BEGIN The data

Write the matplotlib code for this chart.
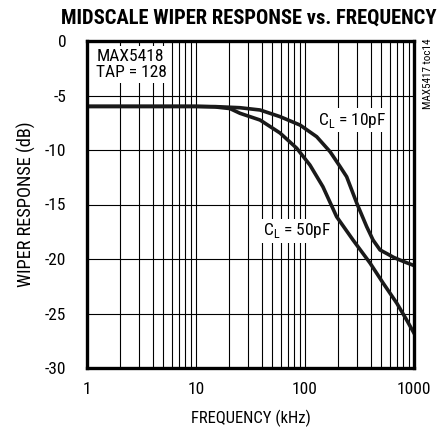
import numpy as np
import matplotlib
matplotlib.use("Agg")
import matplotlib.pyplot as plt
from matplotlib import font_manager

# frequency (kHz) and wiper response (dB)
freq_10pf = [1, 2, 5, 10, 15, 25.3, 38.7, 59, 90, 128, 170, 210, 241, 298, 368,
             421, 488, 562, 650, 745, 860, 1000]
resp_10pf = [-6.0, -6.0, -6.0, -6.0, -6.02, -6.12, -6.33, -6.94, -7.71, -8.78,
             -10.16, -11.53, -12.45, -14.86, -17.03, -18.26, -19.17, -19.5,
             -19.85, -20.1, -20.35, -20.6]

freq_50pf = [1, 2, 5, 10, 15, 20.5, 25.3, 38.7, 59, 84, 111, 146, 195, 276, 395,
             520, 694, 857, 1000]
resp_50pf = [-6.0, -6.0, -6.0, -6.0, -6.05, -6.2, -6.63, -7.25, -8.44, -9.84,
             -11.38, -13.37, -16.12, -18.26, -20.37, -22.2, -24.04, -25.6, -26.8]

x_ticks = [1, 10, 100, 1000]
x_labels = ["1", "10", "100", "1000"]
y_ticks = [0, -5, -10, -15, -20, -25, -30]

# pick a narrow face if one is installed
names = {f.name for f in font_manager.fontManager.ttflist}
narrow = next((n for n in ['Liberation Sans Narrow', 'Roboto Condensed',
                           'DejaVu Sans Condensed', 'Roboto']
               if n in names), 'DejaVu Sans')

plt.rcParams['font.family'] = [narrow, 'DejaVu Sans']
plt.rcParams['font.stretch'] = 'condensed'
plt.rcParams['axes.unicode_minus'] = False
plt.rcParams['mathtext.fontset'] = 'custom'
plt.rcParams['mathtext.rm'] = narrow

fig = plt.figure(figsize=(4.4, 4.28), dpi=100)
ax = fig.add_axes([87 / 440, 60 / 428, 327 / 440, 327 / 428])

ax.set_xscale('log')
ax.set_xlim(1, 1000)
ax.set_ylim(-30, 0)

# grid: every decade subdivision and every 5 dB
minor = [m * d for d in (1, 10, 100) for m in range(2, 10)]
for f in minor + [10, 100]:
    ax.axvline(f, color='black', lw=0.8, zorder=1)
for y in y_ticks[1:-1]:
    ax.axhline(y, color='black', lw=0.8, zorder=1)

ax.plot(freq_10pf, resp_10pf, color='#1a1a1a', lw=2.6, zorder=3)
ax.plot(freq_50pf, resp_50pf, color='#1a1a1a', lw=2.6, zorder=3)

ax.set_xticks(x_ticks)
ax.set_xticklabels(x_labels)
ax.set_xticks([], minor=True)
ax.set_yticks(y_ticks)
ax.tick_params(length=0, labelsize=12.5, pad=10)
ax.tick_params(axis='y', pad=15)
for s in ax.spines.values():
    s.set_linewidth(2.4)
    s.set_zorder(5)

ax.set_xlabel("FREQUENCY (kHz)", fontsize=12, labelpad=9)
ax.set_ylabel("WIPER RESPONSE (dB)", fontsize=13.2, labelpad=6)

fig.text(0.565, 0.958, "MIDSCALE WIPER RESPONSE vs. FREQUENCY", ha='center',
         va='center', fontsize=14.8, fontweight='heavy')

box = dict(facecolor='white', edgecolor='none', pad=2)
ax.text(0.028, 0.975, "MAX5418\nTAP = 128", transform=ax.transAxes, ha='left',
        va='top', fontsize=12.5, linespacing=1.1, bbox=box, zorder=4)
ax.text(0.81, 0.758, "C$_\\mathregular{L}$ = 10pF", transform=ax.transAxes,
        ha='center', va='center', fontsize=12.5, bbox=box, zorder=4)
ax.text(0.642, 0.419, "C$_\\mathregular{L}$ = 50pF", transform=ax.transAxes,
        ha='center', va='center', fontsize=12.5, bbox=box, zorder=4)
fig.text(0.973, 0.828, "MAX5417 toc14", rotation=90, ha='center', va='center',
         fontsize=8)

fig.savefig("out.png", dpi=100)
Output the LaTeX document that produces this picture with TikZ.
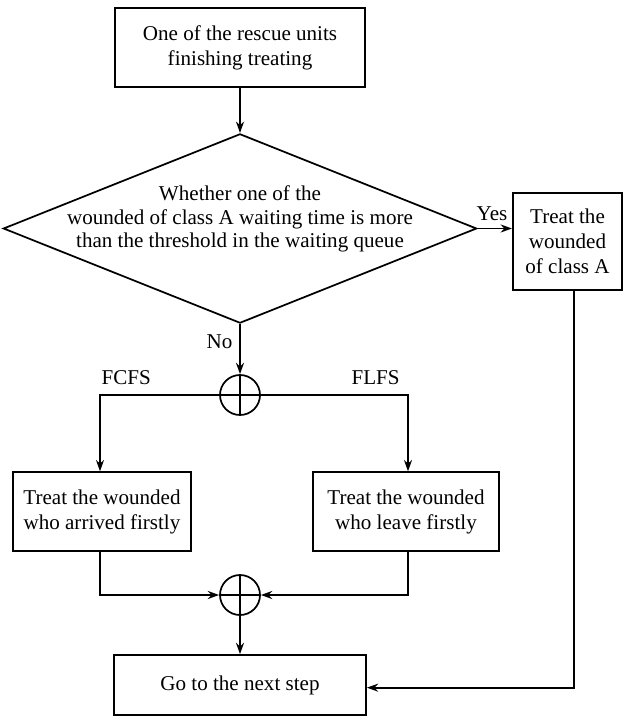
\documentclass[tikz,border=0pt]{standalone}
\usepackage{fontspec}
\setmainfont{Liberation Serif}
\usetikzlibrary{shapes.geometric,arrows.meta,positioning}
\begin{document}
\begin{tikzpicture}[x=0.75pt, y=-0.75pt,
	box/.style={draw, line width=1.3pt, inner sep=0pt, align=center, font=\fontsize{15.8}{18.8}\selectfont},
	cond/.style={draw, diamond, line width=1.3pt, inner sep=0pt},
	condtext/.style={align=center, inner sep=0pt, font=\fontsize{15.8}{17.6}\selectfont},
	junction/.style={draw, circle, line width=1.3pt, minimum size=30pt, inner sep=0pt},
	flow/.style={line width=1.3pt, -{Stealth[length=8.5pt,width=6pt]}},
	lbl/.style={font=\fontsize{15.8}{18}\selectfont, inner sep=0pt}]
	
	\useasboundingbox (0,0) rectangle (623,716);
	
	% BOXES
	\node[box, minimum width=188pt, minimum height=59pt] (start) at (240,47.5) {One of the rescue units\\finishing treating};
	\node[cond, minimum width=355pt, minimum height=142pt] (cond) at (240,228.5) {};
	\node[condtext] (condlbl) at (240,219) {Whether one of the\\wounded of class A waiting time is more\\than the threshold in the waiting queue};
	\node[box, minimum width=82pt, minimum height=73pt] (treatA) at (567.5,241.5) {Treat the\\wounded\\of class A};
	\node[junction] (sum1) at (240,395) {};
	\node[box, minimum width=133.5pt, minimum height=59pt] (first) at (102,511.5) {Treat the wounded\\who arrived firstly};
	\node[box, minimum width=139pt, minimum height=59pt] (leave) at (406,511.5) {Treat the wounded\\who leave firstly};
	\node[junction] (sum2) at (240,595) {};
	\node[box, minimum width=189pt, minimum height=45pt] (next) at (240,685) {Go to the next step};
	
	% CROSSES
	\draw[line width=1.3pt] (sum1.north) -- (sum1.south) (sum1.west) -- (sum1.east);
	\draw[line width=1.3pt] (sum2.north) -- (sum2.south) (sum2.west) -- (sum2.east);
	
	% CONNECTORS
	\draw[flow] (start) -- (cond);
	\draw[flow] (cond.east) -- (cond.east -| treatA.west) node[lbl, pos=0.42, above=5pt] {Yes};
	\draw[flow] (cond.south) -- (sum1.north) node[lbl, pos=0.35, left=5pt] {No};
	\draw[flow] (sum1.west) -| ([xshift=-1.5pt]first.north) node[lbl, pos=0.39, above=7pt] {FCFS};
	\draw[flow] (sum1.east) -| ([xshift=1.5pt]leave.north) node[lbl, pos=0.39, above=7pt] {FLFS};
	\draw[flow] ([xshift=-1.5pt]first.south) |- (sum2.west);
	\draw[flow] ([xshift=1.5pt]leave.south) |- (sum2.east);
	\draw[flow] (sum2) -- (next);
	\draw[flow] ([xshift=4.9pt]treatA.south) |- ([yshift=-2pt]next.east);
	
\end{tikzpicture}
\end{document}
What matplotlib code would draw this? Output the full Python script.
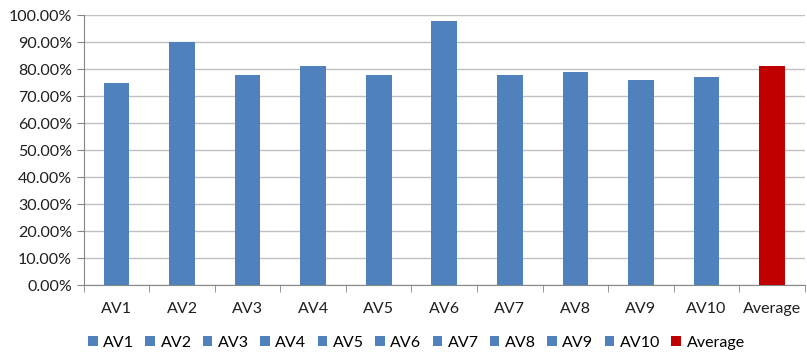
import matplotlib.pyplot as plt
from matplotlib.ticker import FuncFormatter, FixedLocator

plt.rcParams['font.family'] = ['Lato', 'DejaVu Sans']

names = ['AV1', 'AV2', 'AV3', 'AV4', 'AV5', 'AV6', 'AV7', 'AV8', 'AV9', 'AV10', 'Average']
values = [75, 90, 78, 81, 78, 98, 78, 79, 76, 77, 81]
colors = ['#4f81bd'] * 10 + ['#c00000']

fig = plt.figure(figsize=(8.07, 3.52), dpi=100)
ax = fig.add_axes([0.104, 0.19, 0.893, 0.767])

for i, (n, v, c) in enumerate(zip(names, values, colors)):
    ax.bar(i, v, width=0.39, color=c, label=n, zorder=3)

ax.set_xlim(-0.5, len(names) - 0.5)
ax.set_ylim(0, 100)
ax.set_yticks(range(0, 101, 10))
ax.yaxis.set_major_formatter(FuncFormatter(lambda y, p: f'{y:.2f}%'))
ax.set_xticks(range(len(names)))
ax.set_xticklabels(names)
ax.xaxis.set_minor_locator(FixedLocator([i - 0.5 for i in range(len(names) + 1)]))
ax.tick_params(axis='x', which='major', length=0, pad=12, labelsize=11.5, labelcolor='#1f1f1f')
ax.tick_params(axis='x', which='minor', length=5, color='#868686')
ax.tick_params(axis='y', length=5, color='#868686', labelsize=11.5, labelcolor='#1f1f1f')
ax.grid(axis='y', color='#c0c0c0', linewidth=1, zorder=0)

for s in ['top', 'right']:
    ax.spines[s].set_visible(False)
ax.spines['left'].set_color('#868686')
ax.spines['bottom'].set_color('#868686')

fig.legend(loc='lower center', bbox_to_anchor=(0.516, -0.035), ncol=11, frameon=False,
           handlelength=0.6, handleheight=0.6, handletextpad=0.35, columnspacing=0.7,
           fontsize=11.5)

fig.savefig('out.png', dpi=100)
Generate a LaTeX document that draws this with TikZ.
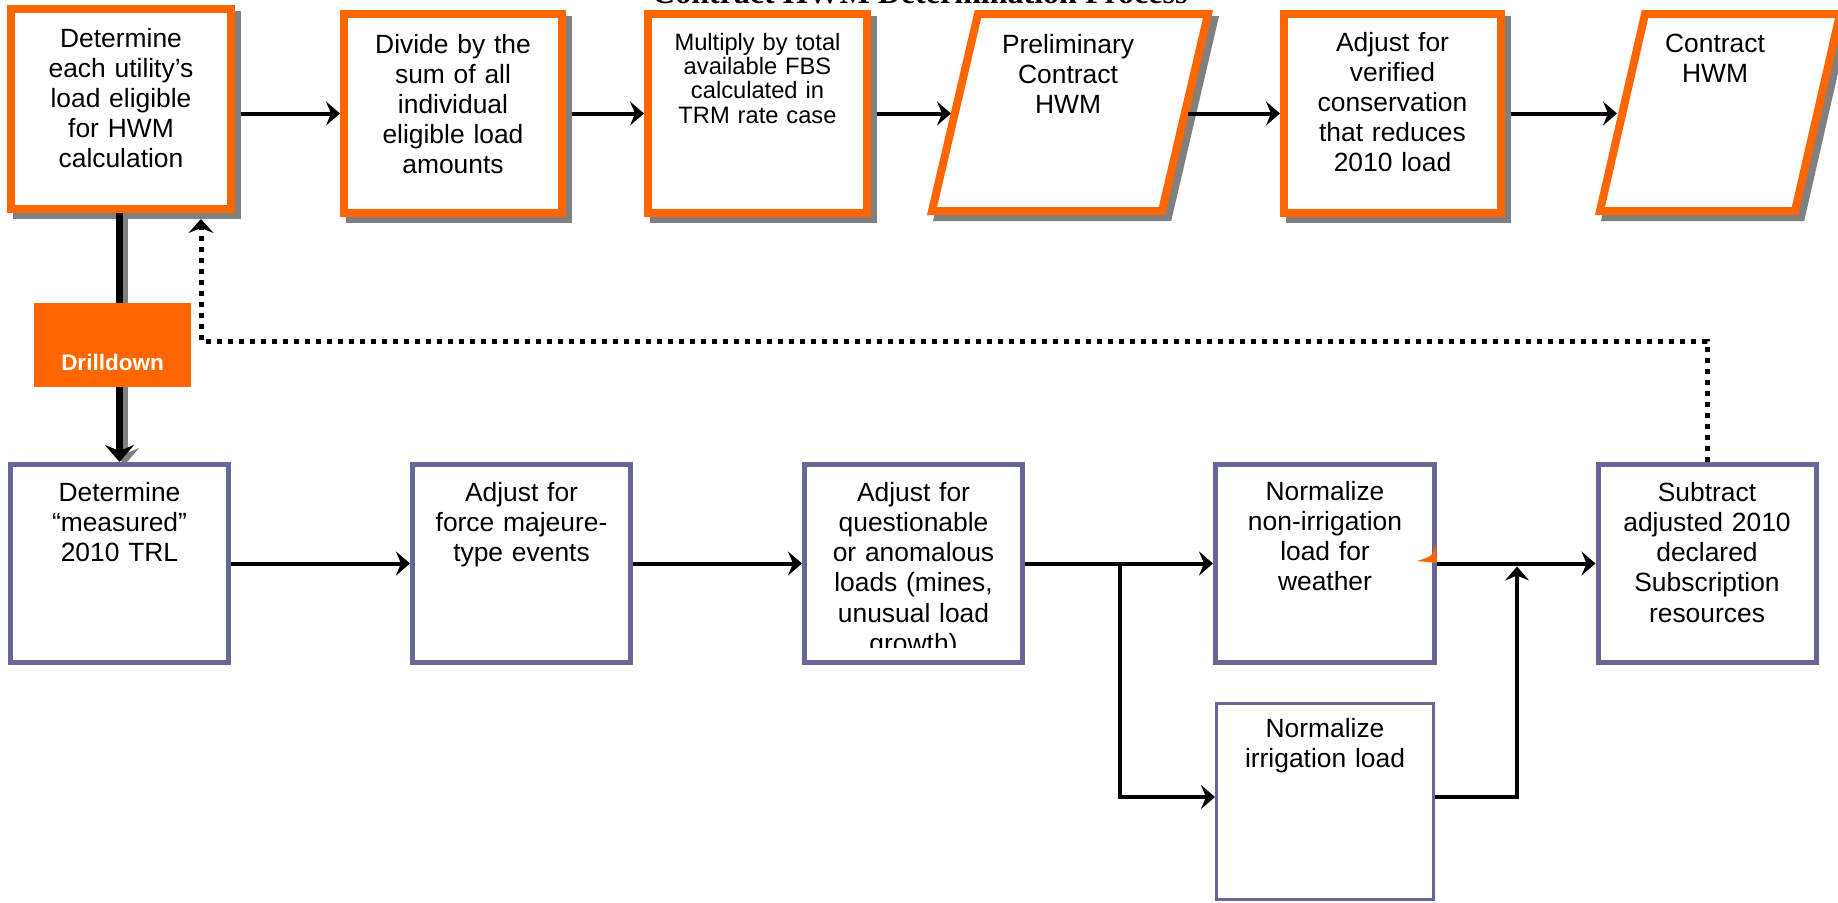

END The data

Written request:
Only the lines from the start of the records through the line containing "ax.set_ylim(-30, 0)" should be repeated, word for word, with the pictures left out.

Result:
Write the matplotlib code for this chart.
import numpy as np
import matplotlib
matplotlib.use("Agg")
import matplotlib.pyplot as plt
from matplotlib import font_manager

# frequency (kHz) and wiper response (dB)
freq_10pf = [1, 2, 5, 10, 15, 25.3, 38.7, 59, 90, 128, 170, 210, 241, 298, 368,
             421, 488, 562, 650, 745, 860, 1000]
resp_10pf = [-6.0, -6.0, -6.0, -6.0, -6.02, -6.12, -6.33, -6.94, -7.71, -8.78,
             -10.16, -11.53, -12.45, -14.86, -17.03, -18.26, -19.17, -19.5,
             -19.85, -20.1, -20.35, -20.6]

freq_50pf = [1, 2, 5, 10, 15, 20.5, 25.3, 38.7, 59, 84, 111, 146, 195, 276, 395,
             520, 694, 857, 1000]
resp_50pf = [-6.0, -6.0, -6.0, -6.0, -6.05, -6.2, -6.63, -7.25, -8.44, -9.84,
             -11.38, -13.37, -16.12, -18.26, -20.37, -22.2, -24.04, -25.6, -26.8]

x_ticks = [1, 10, 100, 1000]
x_labels = ["1", "10", "100", "1000"]
y_ticks = [0, -5, -10, -15, -20, -25, -30]

# pick a narrow face if one is installed
names = {f.name for f in font_manager.fontManager.ttflist}
narrow = next((n for n in ['Liberation Sans Narrow', 'Roboto Condensed',
                           'DejaVu Sans Condensed', 'Roboto']
               if n in names), 'DejaVu Sans')

plt.rcParams['font.family'] = [narrow, 'DejaVu Sans']
plt.rcParams['font.stretch'] = 'condensed'
plt.rcParams['axes.unicode_minus'] = False
plt.rcParams['mathtext.fontset'] = 'custom'
plt.rcParams['mathtext.rm'] = narrow

fig = plt.figure(figsize=(4.4, 4.28), dpi=100)
ax = fig.add_axes([87 / 440, 60 / 428, 327 / 440, 327 / 428])

ax.set_xscale('log')
ax.set_xlim(1, 1000)
ax.set_ylim(-30, 0)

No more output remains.